I didn’t even know if I was going to make it to my appointment that day as my husband was feeling under the weather and we were waiting to get his COVID test results back. The night before they still weren’t in and I was panicking. I wanted my husband to cancel our appointment because I was so worried about having to cancel an hour before and no one getting that spot for the HSG test. (The way it works here is that they only do them at the hospital certain days a week and depending when your cycle starts you usually take 2-3 cycles to get in. We were so lucky and had gotten in on my first.) My husband, Jordan had convinced me not to give it up, and he had faith that the results would come in with enough time. And, he was right. About 3 hours before my appointment we got that negative result and my procedure was a go! Jordan drove me to the appointment but wasn’t permitted to join me inside. 
After passing their COVID screening and finally finding out where in the hospital I was supposed to be I was ushered to a change room, given a hospital robe and asked to undress completely. Once changed in to robe I was moved in to a hospital hallway with 6 chairs all 6 feet apart. I don’t know if this experience was standard, or if it was because of COVID but I hated this part most. For 40 minutes I sat basically naked and cold in a public hallway. The only comfort was watching the girls ahead of me slowly being called in, knowing my time would soon be next. I heard the hum of the x-ray machine and counted in my head just how long it lasted. I planned to use this to help me cope during my procedure. I figured if I knew exactly how many seconds it was going to be I could do a better job with getting myself to cope if it was painful. I’m sure it would’ve helped, but I was far too nervous to remember the seconds once it was my time. 
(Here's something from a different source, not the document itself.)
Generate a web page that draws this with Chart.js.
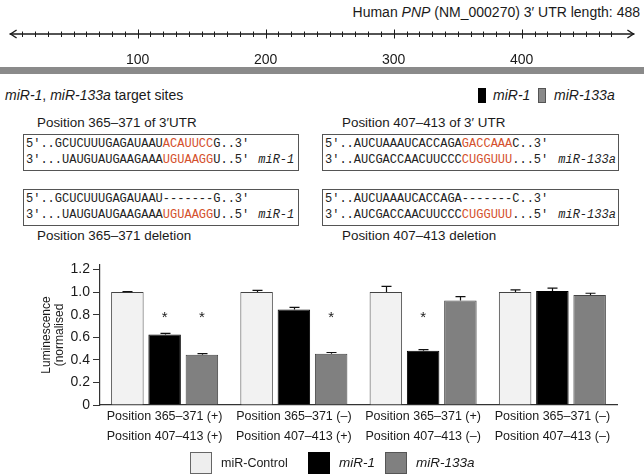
<!DOCTYPE html>
<html>
<head>
<meta charset="utf-8">
<script src="https://cdn.jsdelivr.net/npm/chart.js@4.4.0/dist/chart.umd.min.js"></script>
<style>
  html, body { margin: 0; padding: 0; background: #fff; }
  #fig { position: relative; width: 644px; height: 476px; overflow: hidden;
         font-family: "Liberation Sans", Arial, sans-serif; color: #1a1a1a; }
  .t { position: absolute; white-space: nowrap; }
  .box { position: absolute; box-sizing: border-box; height: 37px; border: 1px solid #555;
         padding: 1px 0 0 2px; }
  .seq { font-family: "Liberation Mono", "Courier New", monospace; font-size: 12px;
         line-height: 16px; white-space: pre; color: #222; }
  .r { color: #d4502c; }
  .mi { font-style: italic; }
  .sw { position: absolute; box-sizing: border-box; }
  canvas { position: absolute; left: 0; }
</style>
</head>
<body>
<div id="fig">
  <div class="t" style="right:4px;top:3px;font-size:14px;line-height:18px;">Human <i>PNP</i> (NM_000270) 3′ UTR length: 488</div>
  <canvas id="rulerChart" width="644" height="44" style="top:20px;"></canvas>
  <div style="position:absolute;left:0;top:67px;width:644px;height:7px;background:#8a8a8a;"></div>

  <div class="t" style="left:5px;top:86px;font-size:14px;line-height:18px;"><i>miR-1</i>, <i>miR-133a</i> target sites</div>
  <div class="sw" style="left:478px;top:88px;width:8px;height:15px;background:#000;"></div>
  <div class="t mi" style="left:493px;top:86px;font-size:14px;line-height:18px;">miR-1</div>
  <div class="sw" style="left:538px;top:88px;width:8px;height:15px;background:#8a8a8a;border:1px solid #555;"></div>
  <div class="t mi" style="left:554px;top:86px;font-size:14px;line-height:18px;">miR-133a</div>

  <!-- site 365-371 -->
  <div class="t" style="left:37px;top:114px;font-size:13.4px;line-height:18px;">Position 365–371 of 3′UTR</div>
  <div class="box" style="left:23px;top:134px;width:276px;">
    <div class="seq">5′..GCUCUUUGAGAUAAU<span class="r">ACAUUCC</span>G..3′</div>
    <div class="seq">3′...UAUGUAUGAAGAAA<span class="r">UGUAAGG</span>U..5′<span class="mi" style="margin-left:9px;">miR-1</span></div>
  </div>
  <div class="box" style="left:23px;top:189px;width:276px;">
    <div class="seq">5′..GCUCUUUGAGAUAAU-------G..3′</div>
    <div class="seq">3′...UAUGUAUGAAGAAA<span class="r">UGUAAGG</span>U..5′<span class="mi" style="margin-left:9px;">miR-1</span></div>
  </div>
  <div class="t" style="left:37px;top:227px;font-size:13.4px;line-height:18px;">Position 365–371 deletion</div>

  <!-- site 407-413 -->
  <div class="t" style="left:342px;top:114px;font-size:13.4px;line-height:18px;">Position 407–413 of 3′ UTR</div>
  <div class="box" style="left:322px;top:134px;width:297px;">
    <div class="seq">5′..AUCUAAAUCACCAGA<span class="r">GACCAAA</span>C..3′</div>
    <div class="seq">3′..AUCGACCAACUUCCC<span class="r">CUGGUUU</span>...5′<span class="mi" style="margin-left:10px;">miR-133a</span></div>
  </div>
  <div class="box" style="left:322px;top:189px;width:297px;">
    <div class="seq">5′..AUCUAAAUCACCAGA-------C..3′</div>
    <div class="seq">3′..AUCGACCAACUUCCC<span class="r">CUGGUUU</span>...5′<span class="mi" style="margin-left:10px;">miR-133a</span></div>
  </div>
  <div class="t" style="left:342px;top:227px;font-size:13.4px;line-height:18px;">Position 407–413 deletion</div>

  <canvas id="lumChart" width="644" height="205" style="top:250px;"></canvas>

  <div class="sw" style="left:190px;top:452px;width:22px;height:22px;background:#eeeeee;border:1px solid #666;"></div>
  <div class="t" style="left:221px;top:454px;font-size:12.5px;line-height:18px;">miR-Control</div>
  <div class="sw" style="left:308px;top:452px;width:22px;height:22px;background:#000;"></div>
  <div class="t mi" style="left:339px;top:454px;font-size:13.5px;line-height:18px;">miR-1</div>
  <div class="sw" style="left:385px;top:452px;width:22px;height:22px;background:#808080;border:1px solid #555;"></div>
  <div class="t mi" style="left:416px;top:454px;font-size:13.5px;line-height:18px;">miR-133a</div>
</div>

<script>
(function () {
  'use strict';

  // 3' UTR ruler
  var UTR_LENGTH = 488;
  var RULER_LABELS = [100, 200, 300, 400];
  var RULER_STEP = 10;

  // Luciferase assay groups (two label lines each)
  var GROUP_LABELS = [
    ['Position 365–371 (+)', 'Position 407–413 (+)'],
    ['Position 365–371 (–)', 'Position 407–413 (+)'],
    ['Position 365–371 (+)', 'Position 407–413 (–)'],
    ['Position 365–371 (–)', 'Position 407–413 (–)']
  ];
  var CONTROL     = [1.00, 1.00, 1.00, 1.00];
  var CONTROL_ERR = [0.005, 0.015, 0.05, 0.02];
  var MIR1        = [0.625, 0.845, 0.48, 1.01];
  var MIR1_ERR    = [0.01, 0.02, 0.01, 0.025];
  var MIR133A     = [0.445, 0.455, 0.925, 0.975];
  var MIR133A_ERR = [0.01, 0.01, 0.035, 0.015];
  var MIR1_SIG    = [true, false, true, false];
  var MIR133A_SIG = [true, true, false, false];
  var Y_TICKS = [0, 0.2, 0.4, 0.6, 0.8, 1.0, 1.2];
  var STAR_LEVEL = 0.8;

  var INK = '#1a1a1a';
  Chart.defaults.font.family = "'Liberation Sans', Arial, sans-serif";
  Chart.defaults.color = INK;

  // Ruler: axis line, ticks crossing it, arrow heads at both ends
  var rulerPlugin = {
    id: 'ruler',
    afterDraw: function (chart) {
      var ctx = chart.ctx;
      var sx = chart.scales.x;
      var y = chart.chartArea.bottom;
      var x0 = sx.getPixelForValue(0);
      var x1 = sx.getPixelForValue(UTR_LENGTH);
      ctx.save();
      ctx.strokeStyle = INK;
      ctx.lineWidth = 1.4;
      ctx.beginPath();
      ctx.moveTo(x0, y);
      ctx.lineTo(x1, y);
      ctx.stroke();
      ctx.lineWidth = 1;
      sx.ticks.forEach(function (t) {
        if (t.value <= 0 || t.value >= UTR_LENGTH) return;
        var px = Math.round(sx.getPixelForValue(t.value)) + 0.5;
        var major = RULER_LABELS.indexOf(t.value) >= 0;
        ctx.beginPath();
        ctx.moveTo(px, y - (major ? 4.5 : 2.5));
        ctx.lineTo(px, y + (major ? 4.5 : 3));
        ctx.stroke();
      });
      ctx.lineWidth = 1.4;
      ctx.beginPath();
      ctx.moveTo(x0 + 7, y - 4); ctx.lineTo(x0 + 1, y); ctx.lineTo(x0 + 7, y + 4);
      ctx.moveTo(x1 - 7, y - 4); ctx.lineTo(x1 - 1, y); ctx.lineTo(x1 - 7, y + 4);
      ctx.stroke();
      ctx.restore();
    }
  };

  new Chart(document.getElementById('rulerChart').getContext('2d'), {
    type: 'scatter',
    data: { datasets: [] },
    options: {
      responsive: false,
      animation: false,
      layout: { padding: { top: 4, left: 1, right: 2, bottom: 0 } },
      plugins: { legend: { display: false }, tooltip: { enabled: false } },
      scales: {
        x: {
          type: 'linear',
          min: 0,
          max: UTR_LENGTH,
          grid: { display: false },
          border: { display: false },
          ticks: {
            stepSize: RULER_STEP,
            autoSkip: false,
            maxRotation: 0,
            padding: 9.6,
            font: { size: 14, lineHeight: 1.2 },
            callback: function (v) { return RULER_LABELS.indexOf(v) >= 0 ? String(v) : ''; }
          },
          afterFit: function (s) { s.height = 30; }
        },
        y: { display: false }
      }
    },
    plugins: [rulerPlugin]
  });

  // Error bars (upper whisker only) and significance stars
  var ERRS = [CONTROL_ERR, MIR1_ERR, MIR133A_ERR];
  var SIGS = [null, MIR1_SIG, MIR133A_SIG];

  var errorBarPlugin = {
    id: 'errorBars',
    afterDatasetsDraw: function (chart) {
      var ctx = chart.ctx;
      var sy = chart.scales.y;
      ctx.save();
      chart.data.datasets.forEach(function (ds, di) {
        var meta = chart.getDatasetMeta(di);
        meta.data.forEach(function (bar, i) {
          var top = sy.getPixelForValue(ds.data[i] + ERRS[di][i]);
          var x = Math.round(bar.x) + 0.5;
          ctx.strokeStyle = '#111';
          ctx.lineWidth = 1.2;
          ctx.beginPath();
          ctx.moveTo(x, bar.y);
          ctx.lineTo(x, top);
          ctx.moveTo(x - 5, top);
          ctx.lineTo(x + 5, top);
          ctx.stroke();
          if (SIGS[di] && SIGS[di][i]) {
            ctx.fillStyle = INK;
            ctx.font = '15px "Liberation Sans", Arial, sans-serif';
            ctx.textAlign = 'center';
            ctx.textBaseline = 'middle';
            ctx.fillText('*', bar.x, sy.getPixelForValue(STAR_LEVEL) + 3);
          }
        });
      });
      ctx.restore();
    }
  };

  new Chart(document.getElementById('lumChart').getContext('2d'), {
    type: 'bar',
    data: {
      labels: GROUP_LABELS,
      datasets: [
        { label: 'miR-Control', data: CONTROL, backgroundColor: '#f2f2f2', borderColor: '#444', borderWidth: 1 },
        { label: 'miR-1', data: MIR1, backgroundColor: '#000000', borderColor: '#000000', borderWidth: 1 },
        { label: 'miR-133a', data: MIR133A, backgroundColor: '#808080', borderColor: '#444', borderWidth: 1 }
      ]
    },
    options: {
      responsive: false,
      animation: false,
      categoryPercentage: 0.865,
      barPercentage: 0.872,
      layout: { padding: { top: 15, right: 27, left: 0, bottom: 0 } },
      plugins: { legend: { display: false }, tooltip: { enabled: false } },
      scales: {
        x: {
          grid: { display: false, drawTicks: false },
          border: { display: true, color: '#333', width: 1.2 },
          ticks: { padding: 2, maxRotation: 0, autoSkip: false, font: { size: 12.5, lineHeight: 1.6 } },
          afterFit: function (s) { s.height = 50; }
        },
        y: {
          min: 0,
          max: 1.24,
          afterBuildTicks: function (s) { s.ticks = Y_TICKS.map(function (v) { return { value: v }; }); },
          grid: { drawOnChartArea: false, drawTicks: true, tickLength: 7, color: '#333' },
          border: { display: true, color: '#333', width: 1.2 },
          ticks: {
            padding: 3,
            font: { size: 14 },
            callback: function (v) { return v === 0 ? '0' : v.toFixed(1); }
          },
          title: {
            display: true,
            text: ['Luminescence', '(normalised'],
            font: { size: 12, lineHeight: 1.0833 },
            padding: { top: 40.5, bottom: 0 }
          },
          afterFit: function (s) { s.width = 100; }
        }
      }
    },
    plugins: [errorBarPlugin]
  });
})();
</script>
</body>
</html>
I was lucky enough that my fertility doctor was actually the one doing the procedure so we finally got to meet face to face. Going through fertility treatments during a pandemic has been weird to say the least. It’s crazy to think it took over a month since being accepted in to our fertility clinic that I actually got to see at least half of our doctor’s face. And we will have been working with them almost 5 months before we actually get to step foot in to the clinic.
I was worried it was going to hurt and it did but hopefully I’ll never have to do it again. I knew it would feel pressure, but I couldn’t believe how strong that pressure got. At one point I almost asked them to stop because I felt like my uterus was going to explode. 
Luckily, my results were good! Both tubes were wide open. Though there is a slight curve to the top of my uterus. Our doctor said it’s still within the realm of normality so he’s not too concerned about that currently.